When Steve Jobs first launched Apple’s retail stores, many people scoffed and thought that they would never amount to much. Some people flat out predicted that Apple’s stores would fail, and those critics were proven wrong in a big way.
However, Steve Jobs is long gone now and Apple is preparing to make some very big changes to its stores. Angela Ahrendts, the Vice President of Retail, is leading these changes.
Ahrendts recently spoke with CBS News:
In 100 of its biggest stores, like the San Francisco flagship, Apple’s “hardware” update means new screens and spaces for meetings and classes. The Genius Bar, now lined with trees, becomes the Genius Grove. And there’s a more dimensional take on the Genius: new staffers specialized in music and photography called “Creative Pros.”
“Is the idea that the store will have all of these listed classes, teachers, experiences that will be publicly posted that will draw more and more people in?” O’Donnell asked.

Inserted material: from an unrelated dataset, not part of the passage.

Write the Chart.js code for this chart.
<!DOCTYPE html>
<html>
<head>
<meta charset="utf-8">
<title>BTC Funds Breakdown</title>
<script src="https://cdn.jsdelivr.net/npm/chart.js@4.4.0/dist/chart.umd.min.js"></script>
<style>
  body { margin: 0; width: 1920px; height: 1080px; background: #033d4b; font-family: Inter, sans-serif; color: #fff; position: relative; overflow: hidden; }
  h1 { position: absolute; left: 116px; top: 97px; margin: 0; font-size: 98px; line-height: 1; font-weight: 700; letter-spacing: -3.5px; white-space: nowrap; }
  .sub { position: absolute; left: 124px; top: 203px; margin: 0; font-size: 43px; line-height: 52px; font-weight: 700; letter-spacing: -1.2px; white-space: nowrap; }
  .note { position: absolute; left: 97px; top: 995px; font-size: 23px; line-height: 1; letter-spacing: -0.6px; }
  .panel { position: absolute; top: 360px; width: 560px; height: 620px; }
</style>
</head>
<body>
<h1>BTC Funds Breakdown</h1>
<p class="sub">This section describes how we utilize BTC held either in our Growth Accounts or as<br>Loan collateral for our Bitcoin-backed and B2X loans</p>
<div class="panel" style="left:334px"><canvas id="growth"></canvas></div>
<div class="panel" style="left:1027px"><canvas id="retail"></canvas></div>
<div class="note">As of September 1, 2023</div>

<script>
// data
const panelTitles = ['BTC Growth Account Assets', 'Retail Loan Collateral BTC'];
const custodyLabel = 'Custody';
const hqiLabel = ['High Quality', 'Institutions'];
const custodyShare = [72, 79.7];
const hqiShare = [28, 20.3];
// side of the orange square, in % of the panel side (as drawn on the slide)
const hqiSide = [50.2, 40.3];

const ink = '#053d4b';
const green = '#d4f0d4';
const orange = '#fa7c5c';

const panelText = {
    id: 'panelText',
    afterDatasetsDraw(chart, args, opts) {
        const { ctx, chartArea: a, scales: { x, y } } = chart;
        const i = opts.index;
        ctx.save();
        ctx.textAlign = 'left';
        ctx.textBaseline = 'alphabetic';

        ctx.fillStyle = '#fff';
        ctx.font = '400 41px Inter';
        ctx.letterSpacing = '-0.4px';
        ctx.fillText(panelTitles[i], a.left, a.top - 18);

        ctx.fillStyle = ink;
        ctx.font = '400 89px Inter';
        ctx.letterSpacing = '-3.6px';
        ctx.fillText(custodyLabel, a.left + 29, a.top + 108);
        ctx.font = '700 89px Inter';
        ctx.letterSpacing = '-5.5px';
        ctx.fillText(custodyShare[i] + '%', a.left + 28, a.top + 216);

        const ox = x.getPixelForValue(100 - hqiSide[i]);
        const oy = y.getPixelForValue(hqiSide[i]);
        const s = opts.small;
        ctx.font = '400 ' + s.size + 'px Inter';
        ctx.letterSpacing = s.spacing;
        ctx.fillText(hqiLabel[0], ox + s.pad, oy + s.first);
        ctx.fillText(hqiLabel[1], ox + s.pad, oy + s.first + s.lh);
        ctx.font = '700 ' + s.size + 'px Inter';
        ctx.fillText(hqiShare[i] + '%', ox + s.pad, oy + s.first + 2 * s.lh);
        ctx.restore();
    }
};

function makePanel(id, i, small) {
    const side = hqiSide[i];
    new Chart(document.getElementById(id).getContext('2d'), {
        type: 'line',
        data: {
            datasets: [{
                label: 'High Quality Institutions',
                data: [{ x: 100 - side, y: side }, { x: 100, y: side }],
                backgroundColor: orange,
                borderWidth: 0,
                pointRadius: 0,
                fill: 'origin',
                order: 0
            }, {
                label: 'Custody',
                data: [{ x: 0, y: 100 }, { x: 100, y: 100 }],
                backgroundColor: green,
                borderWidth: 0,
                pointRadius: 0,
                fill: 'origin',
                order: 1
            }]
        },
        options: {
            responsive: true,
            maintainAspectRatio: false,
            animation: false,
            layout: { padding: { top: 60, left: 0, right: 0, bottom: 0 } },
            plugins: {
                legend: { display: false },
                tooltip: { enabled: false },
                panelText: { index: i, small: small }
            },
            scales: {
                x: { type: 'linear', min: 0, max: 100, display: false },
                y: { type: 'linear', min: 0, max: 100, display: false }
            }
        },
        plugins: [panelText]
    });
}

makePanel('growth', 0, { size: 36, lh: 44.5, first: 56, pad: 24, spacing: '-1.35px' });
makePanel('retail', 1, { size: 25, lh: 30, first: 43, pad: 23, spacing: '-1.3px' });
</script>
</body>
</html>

“Absolutely,” Ahrendts said. “So we call the software of the store that we are launching the end of May – we call that Today at Apple.”
That “software” will roll out across Apple’s nearly 500 stores, many of which will be changed literally overnight. Ahrendts calls it all an effort to create “town squares” where customers engage with their devices and their communities.

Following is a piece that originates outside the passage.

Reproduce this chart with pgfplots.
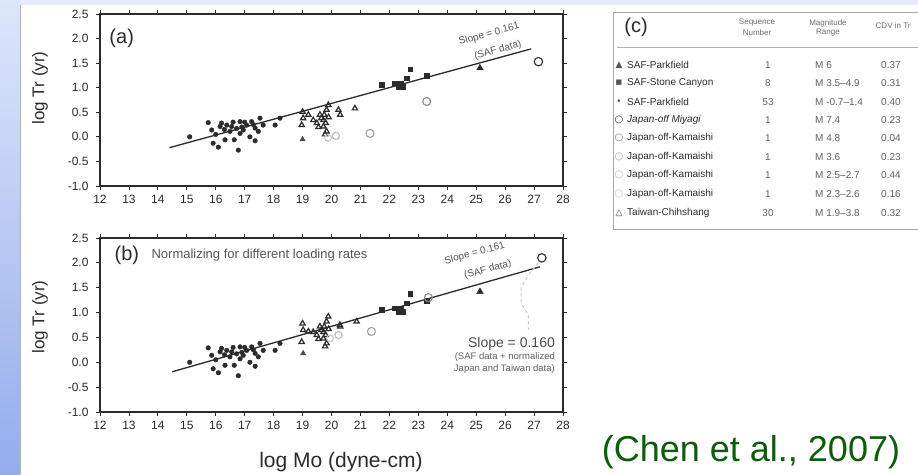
\documentclass[border=0pt]{standalone}
\usepackage{pgfplots}
\usepackage{pgfplotstable}
\pgfplotsset{compat=1.18}
\usepackage{fontspec}
\setmainfont{Liberation Sans}
\newfontfamily\symfont{DejaVu Sans}
\definecolor{ink}{HTML}{2B2B2B}
\definecolor{slideblueA}{HTML}{DCE6FA}
\definecolor{slideblueB}{HTML}{94ACEB}
\definecolor{topband}{HTML}{E2EBF9}
\definecolor{citegreen}{RGB}{12,92,12}
\newcommand{\fs}[1]{\fontsize{#1}{#1}\selectfont}

\pgfplotstableread{
x y
15.10 0.00
15.74 0.29
15.86 0.14
15.91 -0.13
16.00 0.05
16.09 -0.21
16.15 0.21
16.20 0.28
16.30 0.15
16.32 -0.06
16.38 0.24
16.49 0.11
16.55 0.21
16.60 0.30
16.64 -0.06
16.72 0.17
16.78 -0.27
16.84 0.31
16.84 0.07
16.90 0.20
16.95 0.14
17.00 0.30
17.07 0.24
17.18 0.00
17.24 0.31
17.30 0.25
17.36 0.18
17.36 -0.08
17.47 0.11
17.53 0.38
17.64 0.24
18.05 0.24
18.22 0.38
}\safpk

\pgfplotstableread{
x y
21.73 1.06
22.19 1.09
22.31 1.02
22.40 1.08
22.48 1.02
22.60 1.19
22.72 1.38
23.29 1.24
}\stone

\pgfplotstableread{
x y
18.97 0.24
19.00 0.51
19.02 0.38
19.20 0.45
19.37 0.34
19.49 0.28
19.55 0.20
19.60 0.45
19.65 0.38
19.72 0.34
19.72 0.21
19.75 0.45
19.78 0.05
19.80 0.28
19.83 0.55
19.83 0.11
19.89 0.65
19.90 0.40
20.24 0.55
20.30 0.45
20.81 0.58
}\taiwanA

\pgfplotstableread{
x y
18.97 0.41
19.00 0.78
19.02 0.65
19.20 0.62
19.37 0.61
19.49 0.55
19.55 0.47
19.60 0.72
19.65 0.65
19.72 0.61
19.72 0.48
19.75 0.72
19.78 0.32
19.80 0.55
19.83 0.82
19.83 0.38
19.89 0.92
19.90 0.67
20.29 0.75
20.30 0.72
20.87 0.82
}\taiwanB

\pgfplotsset{
  chenaxis/.style={
    scale only axis, width=463pt, anchor=south west,
    xmin=12, xmax=28, ymin=-1, ymax=2.5,
    xtick={12,13,14,15,16,17,18,19,20,21,22,23,24,25,26,27,28},
    ytick={-1,-0.5,0,0.5,1,1.5,2,2.5},
    yticklabels={-1.0,-0.5,0.0,0.5,1.0,1.5,2.0,2.5},
    tick align=outside, major tick length=4pt,
    every tick/.style={ink, line width=0.8pt},
    axis line style={ink, line width=1.7pt},
    tick label style={font=\fs{12}, text=ink},
    yticklabel style={xshift=-4pt},
    xticklabel style={yshift=-2pt},
    /pgf/number format/assume math mode=true,
    clip=false,
  },
  pkstyle/.style={only marks, mark=*, mark size=2.3pt, color=ink},
  scstyle/.style={only marks, mark=square*, mark size=2.3pt, color=ink},
  m6style/.style={only marks, mark=triangle*, mark size=3.8pt, color=ink},
  twstyle/.style={only marks, mark=triangle, mark size=3pt, color=ink, mark options={line width=1.2pt}},
  jpstyle/.style={only marks, mark=o, mark size=#1, mark options={line width=1.1pt}},
}

\begin{document}
\begin{tikzpicture}
\useasboundingbox (0pt,0pt) rectangle (918pt,474pt);
\clip (0pt,0pt) rectangle (918pt,474pt);
\fill[topband] (0pt,0pt) rectangle (918pt,474pt);
\shade[top color=slideblueA, bottom color=slideblueB] (0pt,0pt) rectangle (20pt,474pt);
\fill[white] (21pt,0pt) rectangle (918pt,469pt);
\draw[gray!60, line width=1pt] (20.5pt,0pt) -- (20.5pt,469pt);

% ---------- panel (a)
\begin{axis}[chenaxis, at={(100pt,288pt)}, height=172pt]
\addplot[ink, line width=1.3pt] coordinates {(14.4,-0.22) (26.9,1.79)};
\addplot[pkstyle] table {\safpk};
\addplot[scstyle] table {\stone};
\addplot[m6style] coordinates {(25.13,1.40)};
\addplot[twstyle] table {\taiwanA};
\addplot[only marks, mark=triangle*, mark size=3pt, color=ink!85] coordinates {(19.0,-0.05)};
\addplot[jpstyle=4.2pt, color=ink] coordinates {(27.15,1.53)};
\addplot[jpstyle=4pt, color=gray!90] coordinates {(23.29,0.72)};
\addplot[jpstyle=4pt, color=gray!75] coordinates {(21.33,0.07)};
\addplot[jpstyle=3.6pt, color=gray!55] coordinates {(20.15,0.02)};
\addplot[jpstyle=3.4pt, color=gray!45] coordinates {(19.88,-0.02)};
\node[font=\fs{20}, text=ink] at (axis cs:12.75,2.0) {(a)};
\node[rotate=15.3, font=\fs{10}, text=ink!80, inner sep=0.5pt] at (axis cs:25.45,2.09) {Slope = 0.161};
\node[rotate=15.3, font=\fs{10}, text=ink!80, inner sep=0.5pt] at (axis cs:25.75,1.76) {(SAF data)};
\end{axis}

% ---------- panel (b)
\begin{axis}[chenaxis, at={(100pt,62pt)}, height=174pt]
\addplot[ink, line width=1.3pt] coordinates {(14.5,-0.19) (27.2,1.92)};
\addplot[gray!45, line width=1pt, dashed] coordinates {(27.15,2.0) (26.8,1.75) (26.55,1.5) (26.55,1.2) (26.8,0.95) (26.8,0.65)};
\addplot[pkstyle] table {\safpk};
\addplot[scstyle] table {\stone};
\addplot[m6style] coordinates {(25.13,1.42)};
\addplot[twstyle] table {\taiwanB};
\addplot[only marks, mark=triangle*, mark size=3pt, color=ink!85] coordinates {(19.02,0.18)};
\addplot[jpstyle=4.2pt, color=ink] coordinates {(27.27,2.10)};
\addplot[jpstyle=4pt, color=gray!90] coordinates {(23.35,1.30)};
\addplot[jpstyle=4pt, color=gray!75] coordinates {(21.38,0.62)};
\addplot[jpstyle=3.6pt, color=gray!55] coordinates {(20.24,0.55)};
\addplot[jpstyle=3.4pt, color=gray!45] coordinates {(19.95,0.48)};
\node[font=\fs{20}, text=ink] at (axis cs:12.93,2.16) {(b)};
\node[anchor=west, font=\fs{13}, text=ink!80] at (axis cs:13.66,2.16) {Normalizing for different loading rates};
\node[rotate=15.3, font=\fs{10}, text=ink!80, inner sep=0.5pt] at (axis cs:24.95,2.19) {Slope = 0.161};
\node[rotate=15.3, font=\fs{10}, text=ink!80, inner sep=0.5pt] at (axis cs:25.4,1.86) {(SAF data)};
\node[anchor=east, font=\fs{14}, text=ink!85, inner sep=1pt] at (axis cs:27.76,0.37) {Slope = 0.160};
\node[anchor=east, font=\fs{9.5}, text=ink!75, inner sep=1pt] at (axis cs:27.76,0.11) {(SAF data + normalized};
\node[anchor=east, font=\fs{9.5}, text=ink!75, inner sep=1pt] at (axis cs:27.76,-0.13) {Japan and Taiwan data)};
\end{axis}

% ---------- axis titles
\node[rotate=90, font=\fs{17}, text=ink] at (40pt,386pt) {log Tr (yr)};
\node[rotate=90, font=\fs{17}, text=ink] at (40pt,157pt) {log Tr (yr)};
\node[font=\fs{21}, text=ink] at (341pt,12pt) {log Mo (dyne-cm)};

% ---------- table (c)
\draw[gray!70, line width=1pt] (613pt,461pt) rectangle (935pt,244pt);
\draw[gray!60, line width=0.8pt] (617pt,427pt) -- (935pt,427pt);
\node[font=\fs{20}, text=ink, inner sep=1pt] at (636pt,447pt) {(c)};
\begin{scope}[every node/.style={font=\fs{8}, text=ink!70, inner sep=0.5pt}]
\node at (757pt,451pt) {Sequence};
\node at (757pt,441pt) {Number};
\node at (828pt,451pt) {Magnitude};
\node at (828pt,441pt) {Range};
\node[anchor=west] at (875pt,448pt) {CDV in Tr};
\end{scope}
\begin{scope}[every node/.style={font=\fs{10}, text=ink!80, inner sep=1pt}]
\node[font=\symfont\fs{9}] at (619pt,409pt) {▲};
\node[font=\symfont\fs{7}] at (619pt,391pt) {■};
\node[font=\symfont\fs{9}] at (619pt,372pt) {•};
\node[font=\symfont\fs{10}, text=ink] at (619pt,354pt) {○};
\node[font=\symfont\fs{10}, text=gray] at (619pt,336pt) {○};
\node[font=\symfont\fs{10}, text=gray!75] at (619pt,317pt) {○};
\node[font=\symfont\fs{10}, text=gray!55] at (619pt,299pt) {○};
\node[font=\symfont\fs{10}, text=gray!45] at (619pt,280pt) {○};
\node[font=\symfont\fs{9}] at (619pt,261pt) {△};
\end{scope}
\begin{scope}[every node/.style={font=\fs{10}, text=ink, inner sep=1pt, anchor=west}]
\node at (626pt,409pt) {SAF-Parkfield};
\node at (626pt,391pt) {SAF-Stone Canyon};
\node at (626pt,372pt) {SAF-Parkfield};
\node at (626pt,354pt) {\itshape Japan-off Miyagi};
\node at (626pt,336pt) {Japan-off-Kamaishi};
\node at (626pt,317pt) {Japan-off-Kamaishi};
\node at (626pt,299pt) {Japan-off-Kamaishi};
\node at (626pt,280pt) {Japan-off-Kamaishi};
\node at (626pt,261pt) {Taiwan-Chihshang};
\end{scope}
\begin{scope}[every node/.style={font=\fs{10}, text=ink!75, inner sep=1pt}]
\node at (768pt,409pt) {1};
\node at (768pt,391pt) {8};
\node at (768pt,372pt) {53};
\node at (768pt,354pt) {1};
\node at (768pt,336pt) {1};
\node at (768pt,317pt) {1};
\node at (768pt,299pt) {1};
\node at (768pt,280pt) {1};
\node at (768pt,261pt) {30};
\node[anchor=west] at (814pt,409pt) {M 6};
\node[anchor=west] at (814pt,391pt) {M 3.5--4.9};
\node[anchor=west] at (814pt,372pt) {M -0.7--1.4};
\node[anchor=west] at (814pt,354pt) {M 7.4};
\node[anchor=west] at (814pt,336pt) {M 4.8};
\node[anchor=west] at (814pt,317pt) {M 3.6};
\node[anchor=west] at (814pt,299pt) {M 2.5--2.7};
\node[anchor=west] at (814pt,280pt) {M 2.3--2.6};
\node[anchor=west] at (814pt,261pt) {M 1.9--3.8};
\node[anchor=west] at (880pt,409pt) {0.37};
\node[anchor=west] at (880pt,391pt) {0.31};
\node[anchor=west] at (880pt,372pt) {0.40};
\node[anchor=west] at (880pt,354pt) {0.23};
\node[anchor=west] at (880pt,336pt) {0.04};
\node[anchor=west] at (880pt,317pt) {0.23};
\node[anchor=west] at (880pt,299pt) {0.44};
\node[anchor=west] at (880pt,280pt) {0.16};
\node[anchor=west] at (880pt,261pt) {0.32};
\end{scope}

% ---------- citation
\node[text=citegreen, font=\fs{36}] at (751pt,22pt) {(Chen et al., 2007)};
\end{tikzpicture}
\end{document}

“A lot of the big online guys have said they’re opening stores. Amazon’s investing in stores. Google’s investing in stores. … Starbucks figured it out, you know? Being a gathering place for – right? ‘Meet me at Starbucks,”’ Ahrendts said. “And you know, I’ve told the teams, ‘I’ll know we’ve done a really, really great job if the next generation, if Gen Z says, “Meet me at Apple. Did you see what’s going on at Apple today?”’”
More at CBS News
As I read the interview above, my eyes rolled into the back of my head. I kept thinking “Is she kidding me with this? Is this a joke?” but unfortunately she seems to be for real. Apple really is going to make these changes to its stores.
Ahrendts comments in her interview with CBS just reinforced a feeling I’ve had for a very long time that the folks inside of Apple are living in another world. In fact, I’d go so far as to say that Apple’s management team is living in a dream world and is woefully out of touch with its customers in certain ways. These changes to Apple’s retail stores fit right into that theory.
A good example of this is the change from Genius Bar to Genius Grove. Genius Grove? Huh? What the hell do trees have to do with getting your Apple product fixed? Am I supposed to feel better about waiting in line because Apple stuck some stupid trees in their stores?
This is the sort of thing that lends credence to accusations of pretentiousness on Apple’s part. The Genius Bar was a simple, clean and straightforward concept. But the Genius Grove reeks of Apple losing touch with reality and adding superfluous fluff to its stores that few customers will care about when they need support for their Apple products.
Who goes to an Apple Store to hang out?
I can’t speak for anyone else, but when I go to an Apple Store I go there for two reasons:
1. To buy something.
2. To get something fixed.
Never, ever do I go there to use the Apple Store as a social hangout or to “engage with my community.” I’m a busy person and hanging around an Apple Store for fun and social engagement is not remotely on my mind. And I really have to question the sanity of Apple’s management team that they would assume a lot of people want their local Apple Store to be some sort of “town square.”
Apple’s retail stores are not a restaurant or coffee house or a bar. They are places where people can buy Apple products or get them fixed. Beyond that I can’t imagine people going to an Apple Store and spending their free time hanging around chit-chatting. There are plenty of other places that are much more suitable for social engagement and fun.
Apple is drifting farther and farther away from Steve Jobs
I think that these changes to the Apple Store are a mark of how far the company has been drifting away from Steve Jobs. Jobs understood that the role of the Apple Store was to sell and fix Apple products, and thus the stores were designed in a way to facilitate those functions.
Apple’s retail stores were never meant to become de facto community centers, and I don’t think that most people will use them as such. Apple’s hope that the Millennials and others will somehow embrace the company’s stores as the new Starbucks is misguided at best and downright dumb at worst.
Change can be a good thing, of course, if it makes sense and helps fulfill the mission of a product or service. But these changes to the Apple Store don’t strike me as doing that, they strike me as change solely for the sake of change.
They also reek of a company that is adrift and is flailing around desperately trying to find a way to improve its retail stores. But Apple’s retail stores already work just fine the way they are, for the most part, and none of the changes mentioned by Ahrendts seem to offer a potentially superior shopping or support experience.
If Apple wanted to improve its stores in a way that would be appreciated by most customers, the company would make it faster and easier to buy products and get them fixed. That’s it, that’s about all the company needs to do to provide a better experience.
Instead Apple seems determined to clog its retail stores with stupid plants and lazy layabouts who have nothing better to do than spend time sitting around idly chatting with one another. Who wants to wade through such nonsense to buy something or get something fixed at an Apple Store?